Global warming and the role human activities play in climate change are often in the news. It is well established that Earth's average temperature has risen about one degree Fahrenheit since the early 1900s, a century in which atmospheric CO2 concentrations also rose. This trend is startling to many climatologists. Any role humans may be playing in any alteration of a global system would be unprecedented and could carry unpredictable consequences. However, determining the extent of the relationship between human activities and recent climate change presents a difficult challenge -- certainly one requiring more than the 100 years of written data that are available to us.
To assess the significance of the past century's data, scientists are exploring records of Earth's climate that extend much further back in time than any written histories. This evidence comes from a variety of sources, including tree rings, deep-sea and lake sediments, and perhaps most importantly, ice cores.
Scientists obtain ice cores by boring into glaciers and polar ice sheets using hollow drill bits. The largest such operations have produced a series of short cylinders of ice with a total length of more than 3,000 meters (9,840 feet). Cores taken from ice sheets in Antarctica and Greenland provide a record of Earth's climate extending nearly 800,000 years into the past.
Ice is particularly important in climate research because it encapsulates components of the atmosphere that existed when the ice was formed. Snow falling on top of a glacier traps dust particles, chemicals, and the air itself within and between its crystals. As layers are added, the snow is compressed into ice and the evidence is locked inside. Scientists unlock this evidence when they remove the ice cores. For example, scientists can determine temperature by analyzing the ratio of different forms, or isotopes, of oxygen atoms in the core. By analyzing tiny air bubbles trapped in a layer of ice, they can also determine the composition of the atmosphere when the layer was formed.
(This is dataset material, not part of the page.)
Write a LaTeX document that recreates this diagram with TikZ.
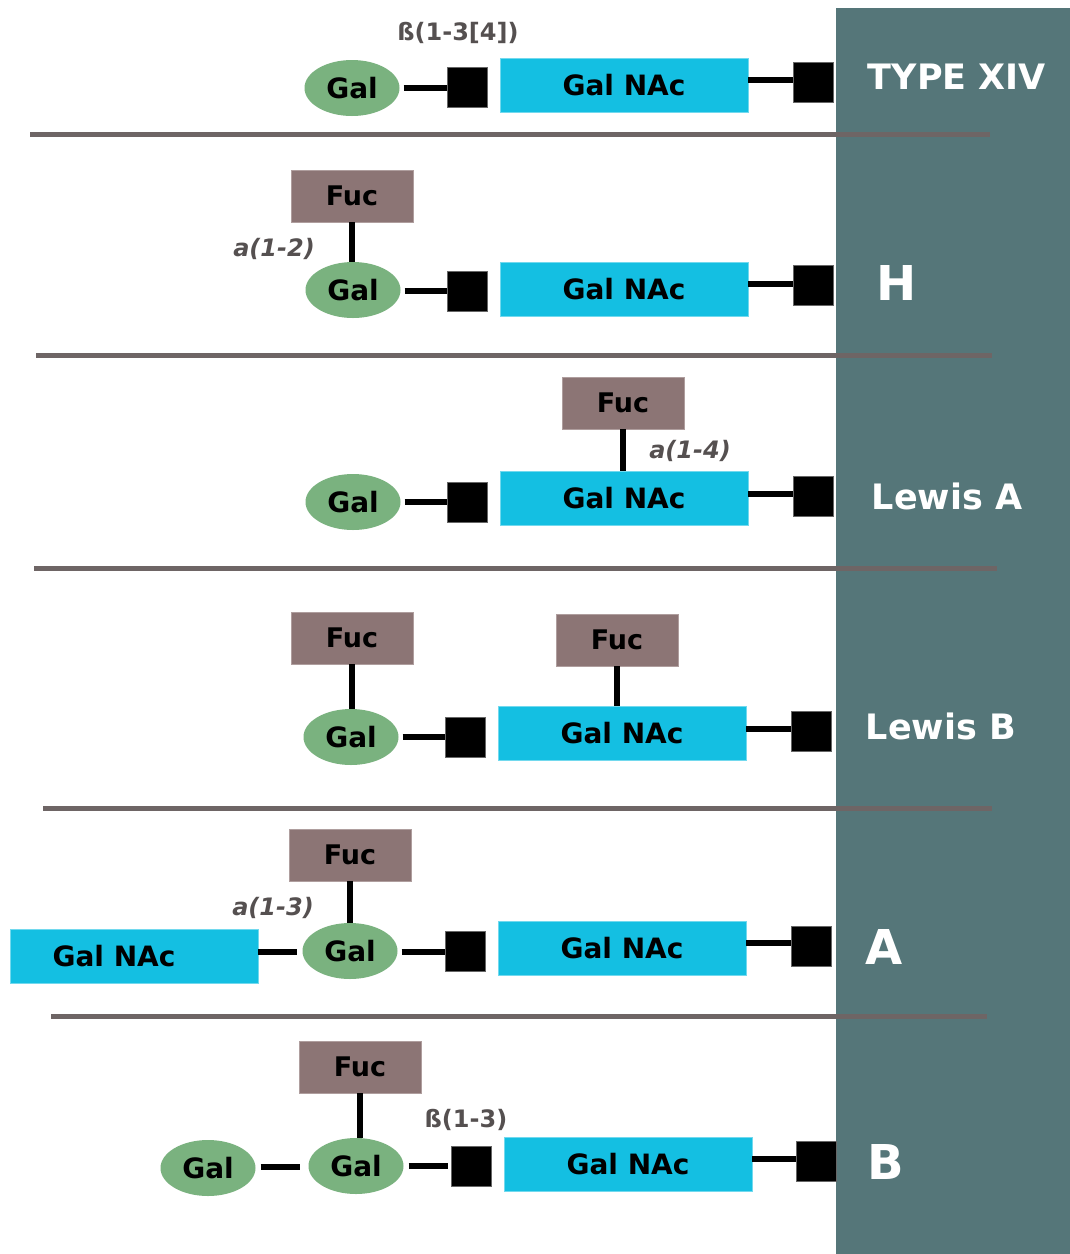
\documentclass[tikz,border=0pt]{standalone}
\usepackage{fontspec}
\setmainfont{DejaVu Sans}
\usetikzlibrary{shapes.geometric}
\definecolor{band}{HTML}{557679}
\definecolor{galgreen}{HTML}{7AB27F}
\definecolor{naccyan}{HTML}{14BFE2}
\definecolor{fucbrown}{HTML}{8C7575}
\definecolor{sepcol}{HTML}{6E6565}
\definecolor{lblgrey}{HTML}{555050}
\begin{document}
\begin{tikzpicture}[x=1pt,y=-1pt,
  sugarfont/.style={font=\bfseries\fontsize{28}{28}\selectfont},
  galnode/.style={ellipse, fill=galgreen, minimum width=95pt, minimum height=56pt, inner sep=0pt, sugarfont},
  nacnode/.style={rectangle, fill=naccyan, draw=naccyan!60!white, line width=0.8pt, minimum width=248pt, minimum height=54pt, inner sep=0pt, sugarfont},
  fucnode/.style={rectangle, fill=fucbrown, draw=fucbrown!70!white, line width=0.8pt, minimum width=122pt, minimum height=52pt, inner sep=0pt, font=\bfseries\fontsize{27}{27}\selectfont},
  blk/.style={rectangle, fill=black, draw=black!60, line width=0.8pt, minimum width=40pt, minimum height=40pt, inner sep=0pt},
  bond/.style={line width=6pt, black},
  sep/.style={line width=5pt, sepcol},
  linkage/.style={text=lblgrey, font=\bfseries\fontsize{24}{24}\selectfont, inner sep=0pt},
  linkit/.style={text=lblgrey, font=\bfseries\itshape\fontsize{24}{24}\selectfont, inner sep=0pt},
  typebig/.style={text=white, font=\bfseries\fontsize{48}{48}\selectfont, inner sep=0pt},
  typemid/.style={text=white, font=\bfseries\fontsize{35}{35}\selectfont, inner sep=0pt}
]
\useasboundingbox (0,0) rectangle (1070,1254);
\fill[white] (0,0) rectangle (1070,1254);
\fill[band] (836,8) rectangle (1070,1254);

% separators
\draw[sep] (30,134) -- (990,134);
\draw[sep] (36,355) -- (992,355);
\draw[sep] (34,568) -- (997,568);
\draw[sep] (43,808) -- (992,808);
\draw[sep] (51,1016) -- (987,1016);

% ---- Row 1: TYPE XIV
\node[galnode] (g1) at (352,88) {Gal};
\node[blk] (s1) at (467,87) {};
\node[nacnode] (n1) at (624,85) {Gal NAc};
\node[blk] (t1) at (813,82) {};
\node[linkage] (l1) at (458,33) {ß(1-3[4])};
\node[typemid] (ty1) at (957,77) {TYPE XIV};
\draw[bond, shorten <=4pt] (g1.east |- 0,88) -- (s1.west |- 0,88);
\draw[bond] (n1.east |- 0,80) -- (t1.west |- 0,80);

% ---- Row 2: H
\node[fucnode] (f2) at (352,196) {Fuc};
\node[galnode] (g2) at (353,290) {Gal};
\node[blk] (s2) at (467,291) {};
\node[nacnode] (n2) at (624,289) {Gal NAc};
\node[blk] (t2) at (813,285) {};
\node[linkit] (l2) at (274,249) {a(1-2)};
\node[typebig] (ty2) at (897,283) {H};
\draw[bond] (f2.south) -- (f2.south |- g2.north);
\draw[bond, shorten <=4pt] (g2.east |- 0,291) -- (s2.west |- 0,291);
\draw[bond] (n2.east |- 0,284) -- (t2.west |- 0,284);

% ---- Row 3: Lewis A
\node[fucnode] (f3) at (623,403) {Fuc};
\node[galnode] (g3) at (353,502) {Gal};
\node[blk] (s3) at (467,502) {};
\node[nacnode] (n3) at (624,498) {Gal NAc};
\node[blk] (t3) at (813,496) {};
\node[linkit] (l3) at (690,451) {a(1-4)};
\node[typemid] (ty3) at (947,496) {Lewis A};
\draw[bond] (f3.south) -- (f3.south |- n3.north);
\draw[bond, shorten <=4pt] (g3.east |- 0,502) -- (s3.west |- 0,502);
\draw[bond] (n3.east |- 0,494) -- (t3.west |- 0,494);

% ---- Row 4: Lewis B
\node[fucnode] (f4a) at (352,638) {Fuc};
\node[galnode] (g4) at (351,737) {Gal};
\node[blk] (s4) at (465,737) {};
\node[fucnode] (f4b) at (617,640) {Fuc};
\node[nacnode] (n4) at (622,733) {Gal NAc};
\node[blk] (t4) at (811,731) {};
\node[typemid] (ty4) at (941,726) {Lewis B};
\draw[bond] (f4a.south) -- (f4a.south |- g4.north);
\draw[bond] (f4b.south) -- (f4b.south |- n4.north);
\draw[bond, shorten <=4pt] (g4.east |- 0,737) -- (s4.west |- 0,737);
\draw[bond] (n4.east |- 0,729) -- (t4.west |- 0,729);

% ---- Row 5: A
\node[fucnode] (f5) at (350,855) {Fuc};
\node[nacnode] (m5) at (134,956) {\hspace*{-40pt}Gal NAc};
\node[galnode] (g5) at (350,951) {Gal};
\node[blk] (s5) at (465,951) {};
\node[nacnode] (n5) at (622,948) {Gal NAc};
\node[blk] (t5) at (811,946) {};
\node[linkit] (l5) at (273,908) {a(1-3)};
\node[typebig] (ty5) at (884,947) {A};
\draw[bond] (f5.south) -- (f5.south |- g5.north);
\draw[bond, shorten >=5pt] (m5.east |- 0,952) -- (g5.west |- 0,952);
\draw[bond, shorten <=4pt] (g5.east |- 0,952) -- (s5.west |- 0,952);
\draw[bond] (n5.east |- 0,943) -- (t5.west |- 0,943);

% ---- Row 6: B
\node[fucnode] (f6) at (360,1067) {Fuc};
\node[galnode] (g6a) at (208,1168) {Gal};
\node[galnode] (g6b) at (356,1166) {Gal};
\node[blk] (s6) at (471,1166) {};
\node[nacnode] (n6) at (628,1164) {Gal NAc};
\node[blk] (t6) at (816,1161) {};
\node[linkage] (l6) at (466,1120) {ß(1-3)};
\node[typebig] (ty6) at (886,1162) {B};
\draw[bond] (f6.south) -- (f6.south |- g6b.north);
\draw[bond, shorten <=5pt, shorten >=8pt] (g6a.east |- 0,1167) -- (g6b.west |- 0,1167);
\draw[bond, shorten <=5pt, shorten >=3pt] (g6b.east |- 0,1166) -- (s6.west |- 0,1166);
\draw[bond] (n6.east |- 0,1159) -- (t6.west |- 0,1159);
\end{tikzpicture}
\end{document}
What seems clear from ice core analyses is that Earth's climate has varied significantly over time. Over the course of the past 800,000 years, our planet has seen eight 90,000-year ice ages interspersed with 10,000-year warm periods. In addition, scientists have found a direct correlation between global temperatures and greenhouse gas concentrations, lending support to the observations made in the last century. What's more, in 2004, scientists studying an ice core taken from Antarctica concluded that current CO2 concentrations are higher than they have been in 440,000 years, an observation with significant implications for understanding future climate change.